Escucho pocas tertulias y las que sigo me confirman en la idea de que no tenía que escuchar ninguna. No me gustan en temporada baja y en elecciones me producen arcadas. Siempre he pensado que ser tertuliano no significa ni mucho menos ser periodista y también que ser esto último no te obliga a ser tertuliano. El tertuliano es una profesión en sí misma que poco o nada tiene que ver con el periodismo.

No quiere decir esto, ni mucho menos, que grandes periodistas no sean también buenos tertulianos -que los hay y superiores-, pero son una minoría que acaba convirtiéndose en la tormenta perfecta de esa clase media profesional dominante que, dirigida por este o aquel partido y a medias con determinadas radios y televisiones, convierte las parrillas en una maquinaria de agitación y propaganda al servicio del mejor postor.

Una notable y honesta periodista me contó el verano pasado que fue testigo de una conversación telefónica entre un responsable de informativos -que puso el manos libres- y otro destacado nombre propio del periodismo patrio. “Soy tu hombre para la próxima temporada”, le decía éste. “Te sirvo igual para hacer el papel progubernamental o el de azote del Gobierno; de verdad que soy igual de contundente para lo uno y para lo otro”.

Tal como se lo cuento. Un alto cargo de una importante cadena de radio, que lógicamente tiene tertulias en su programación, me confesaba que lo peor, tal y como están dispuestas en la actualidad, es que antes de que la mayoría de los tertulianos abran la boca, incluso antes de que arranque la tertulia, ya sabe más o menos lo que va a decir cada uno, cuál va a ser su postura en esto o aquello y contra quién o quiénes va a disparar; sabiendo además -insistía mi amigo-, que podrían defender con la misma virulencia justo lo contrario si su director de turno les pidiera que se pasasen al equipo contrario.

Hace un tiempo, en una tertulia deportiva radiofónica, el conductor del programa  preguntó a uno de sus tertulianos qué pensaba de un jugador de baloncesto por el que, teóricamente, estaba interesado el Real Madrid. “Buen tirador, gran defensor aunque no lucha por el rebote con la intensidad necesaria. No creo que sea el fichaje que necesita el equipo blanco”, sentenció el hipotético especialista.

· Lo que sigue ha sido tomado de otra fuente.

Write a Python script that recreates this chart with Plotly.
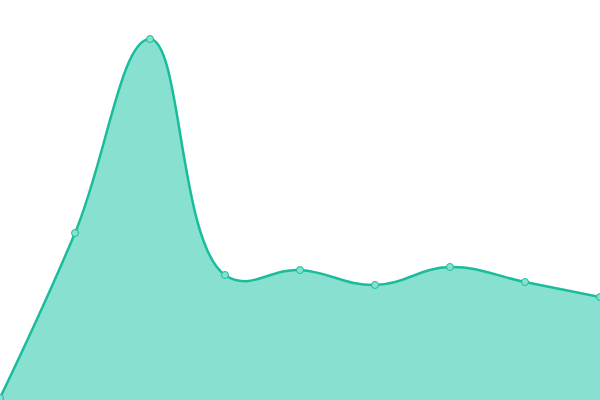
import plotly.graph_objects as go

# data
labels = list(range(9))
values = [2, 167, 361, 125, 130, 115, 133, 118, 103]

fig = go.Figure()
fig.add_trace(go.Scatter(
    x=labels, y=values,
    mode="lines+markers",
    fill="tozeroy",
    fillcolor="#88e0d0",
    line=dict(color="#1abc9c", width=2.5, shape="spline", smoothing=1.2),
    marker=dict(size=7, color="#88e0d0", line=dict(color="#1abc9c", width=1)),
    hoverinfo="skip",
))
fig.update_layout(
    width=600, height=400,
    margin=dict(l=0, r=0, t=0, b=0),
    paper_bgcolor="white", plot_bgcolor="white",
    showlegend=False,
)
fig.update_xaxes(visible=False, range=[0, 8])
fig.update_yaxes(visible=False, range=[0, 400])
# page has a default 8px body margin, drop it so the chart fills the window
fig.write_html("out.html", config={"displayModeBar": False},
               post_script="document.body.style.margin='0';")
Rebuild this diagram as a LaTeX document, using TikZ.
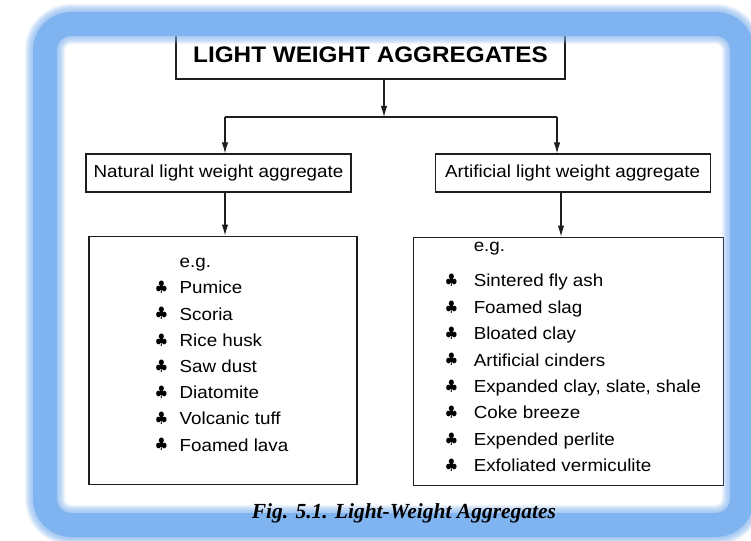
\documentclass[tikz,border=0pt]{standalone}
\usepackage{fontspec}
\setmainfont[FakeStretch=1.08]{Liberation Sans}
\newfontfamily\captionfont{Liberation Serif}
\usetikzlibrary{arrows.meta, positioning, calc}
\definecolor{framecol}{RGB}{128,180,240}
\definecolor{ink}{RGB}{30,30,30}

\begin{document}
\begin{tikzpicture}[
    x=1pt, y=-1pt,
    box/.style={rectangle, draw=ink, line width=1.1pt, inner sep=0pt,
                minimum height=38pt, font=\fontsize{17.4}{20}\selectfont},
    listbox/.style={rectangle, draw=ink, line width=1.1pt, minimum height=248pt},
    entry/.style={anchor=west, inner sep=0pt, text height=12.5pt, text depth=0pt,
                  font=\fontsize{17.4}{20}\selectfont},
    club/.style={inner sep=0pt, font=\fontsize{15}{15}\selectfont},
    arr/.style={-{Latex[length=11pt,width=6.5pt]}, line width=1.1pt, draw=ink},
    link/.style={line width=1.1pt, draw=ink}
  ]
  \useasboundingbox (0,0) rectangle (751,540);
  \fill[white] (0,0) rectangle (751,540);

  % title and the two kinds
  \node[box, minimum width=389pt, minimum height=49pt,
        font=\fontsize{22.5}{26}\selectfont\bfseries] (top) at (370.5,54.5) {LIGHT WEIGHT AGGREGATES};
  \node[box, minimum width=265pt] (nat) at (218.5,173) {Natural light weight aggregate};
  \node[box, minimum width=275pt, right=83pt of nat] (art) {Artificial light weight aggregate};

  % example lists
  \node[listbox, minimum width=268pt, below=43pt of nat, xshift=4.5pt] (natlist) {};
  \node[listbox, minimum width=310pt, below=44pt of art, xshift=-4.5pt] (artlist) {};

  % connectors
  \coordinate (fork) at (384,117);
  \coordinate (forkl) at (225,117);
  \coordinate (forkr) at (557,117);
  \coordinate (dropr) at (561,0);
  \draw[arr] (top.south -| fork) -- (fork);
  \draw[link] (forkl) -- (forkr);
  \draw[arr] (forkl) -- (forkl |- nat.north);
  \draw[arr] (forkr) -- (forkr |- art.north);
  \draw[arr] (forkl |- nat.south) -- (forkl |- natlist.north);
  \draw[arr] (dropr |- art.south) -- (dropr |- artlist.north);

  % natural examples
  \node[entry] (natEg) at ($(natlist.north west)+(91,25.8)$) {e.g.};
  \foreach \txt [count=\i from 0] in {Pumice, Scoria, Rice husk, Saw dust, Diatomite, Volcanic tuff, Foamed lava} {
    \node[club] (natClub\i) at ($(natlist.north west)+(73,52+26.2*\i)$) {$\clubsuit$};
    \node[entry] (natItem\i) at ($(natlist.north west)+(91,52+26.2*\i)$) {\txt};
  }

  % artificial examples
  \node[entry] (artEg) at ($(artlist.north west)+(61,8.5)$) {e.g.};
  \foreach \txt [count=\i from 0] in {Sintered fly ash, Foamed slag, Bloated clay, Artificial cinders,
      {Expanded clay, slate, shale}, Coke breeze, Expended perlite, Exfoliated vermiculite} {
    \node[club] (artClub\i) at ($(artlist.north west)+(39,44+26.4*\i)$) {$\clubsuit$};
    \node[entry] (artItem\i) at ($(artlist.north west)+(61,44+26.4*\i)$) {\txt};
  }

  % blue frame, soft edged
  \foreach \w in {40,38,...,26} {
    \draw[framecol, line width=\w pt, opacity=0.13, rounded corners=26pt] (45,24) rectangle (742,525);
  }
  \draw[framecol, line width=24pt, rounded corners=26pt] (45,24) rectangle (742,525);

  \node[font=\captionfont\bfseries\itshape\fontsize{21.5}{24}\selectfont] (cap) at (404,513)
    {Fig. 5.1. Light-Weight Aggregates};
\end{tikzpicture}
\end{document}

Al final resultó que la noticia era un bulo y que el jugador mencionado por el conductor del programa ni tan siquiera existía. Según dijeron posteriormente en la emisora, querían darle una lección al ínclito porque siempre lo sabía todo de cualquier tema, pero de puertas adentro, no a todos los oyentes. La lección me hubiera parecido bien si al final hubieran prescindido del citado especialista. Pero no lo hicieron y siguió mucho tiempo sentando cátedra.

En estos días de podredumbre electoral las maquinarias de los partidos reparten sin pudor sus argumentarios entre los periodistas de cámara que tienen distribuidos por las tertulias radiofónicas y televisivas que atentan contra nuestra  inteligencia y sosiego de sol a sol. Porque son los partidos, o determinados estamentos, los que en no pocas ocasiones eligen a este o aquel periodista en función no de su quehacer sin tacha sino de su entreguismo a la causa. Y lo normal es que muchos de estos brillantes profesionales de la desinformación trabajen, porque la causa y el bolsillo lo requieran, en turnos de mañana, mediodía, tarde y noche…

Y siempre con los mismos tópicos, con idénticos latiguillos, con ataques de cartón piedra y con defensas a ultranza que harían vomitar al más duro de estómago. Son pocos, aunque haberlos haylos, los verdaderamente capaces de provocar un estruendo, una catarsis, una revolución de ideas y argumentos libres de todo dictado, un debate de verdadero calado; y muchos los que nunca se bajan del carril de la mediocridad, ya circule por la derecha o por la izquierda.

No hay que olvidarse tampoco del tertuliano prepotente y sabiondo; ese que en realidad es un político frustrado al que no votaría ni su mismísima madre y que sin embargo no tiene reparo alguno en decirnos a usted y a mi a quién tenemos que votar y a quién tenemos que odiar, y lo imbéciles que somos si no hacemos ni lo uno ni lo otro. Y lo intenta siempre desde la grandilocuencia más egocentrista, parapetado en el púlpito de la estupidez y la arrogancia, en un plano de falsa superioridad y con una suficiencia que raya la esquizofrenia y bordea el encefalograma plano.

El periodismo no era esto o yo estoy equivocado, que es lo más probable.